Because the beam itself has a positive kinetic energy. When a slow wave is set up on the beam, this energy is reduced, and the stronger the wave the greater the reduction in energy.

The explanation of the exponentially growing wave in traveling-wave tubes is
 simple. When the electromagnetic wave and the slow space-charge wave have nearly the same velocity, there is a strong coupling between them. This results in a wave that grows in amplitude at such a rate that the sum of the negative energy of the slow space charge wave and the positive energy of the electromagnetic wave remains constant.

The equations relating the amplitude and velocity of a wave that result from the coupling of two waves are simple, and this new picture of the operation of traveling-wave tubes made it easy to plot curves describing the performance of the growing wave as various parameters were varied. I had obtained the same curves earlier, but I felt that I now had a new insight into them. I published this work in the Journal of Applied Physics in February, 1954, and in more complete form in the Bell System Technical Journal of November, 1954.

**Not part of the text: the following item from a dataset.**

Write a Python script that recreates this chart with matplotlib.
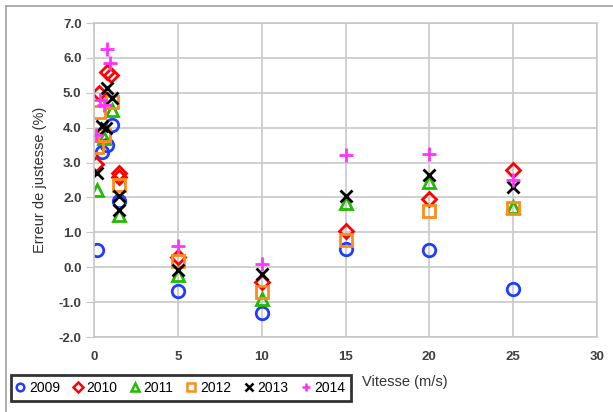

Coupled waves proved to be a powerful tool in understanding non-propagating or "forbidden" regions in helices of large diameter, through the coupling of forward and backward modes. Ping Tien and I published a paper on this in the September 1954 issue of the Proceedings of the IRE. The idea of modes and coupling of modes also proved useful in understanding the behavior of wave-type parametric amplifiers.

I find that I continued to publish papers concerning microwave tubes as late as 1959, but my attention had turned elsewhere. In fact, I had always had
wider interests, and by 1954 1 was pretty tired of traveling-wave tubes. There was still a lot to be done, but it wasn't the sort of thing I could
do, or would want to.

About John R. Pierce.

John R. Pierce was born in Des Moines Iowa, March 27, 1910.
He graduated high  school in Long Beach Calif. in 1929, after which he attended Cal-Tech where he received his B.S. in 1933, his M.S. in 1934, and Ph.D. in 1936.

John Pierce worked at Bell Telephone Laboratories for 35 years, during which time he was involved  in design work on a large number of communications systems including Echo and Telstar. He retired  in 1971.

During this time John Pierce had an active interest in authoring science fiction articles for many of the popular magazines of the day. None of the articles were in his name though, he used the pen name of John Roberts and
J.J. Coupling.

Now a Professor of Music Emeritus at the Center For Computer Research In Music And Acoustics at Stanford University in California. 

His recent book, co-authored with Michael Noll, Signals the Science of Telecommunications, is available from The Scientific American Library.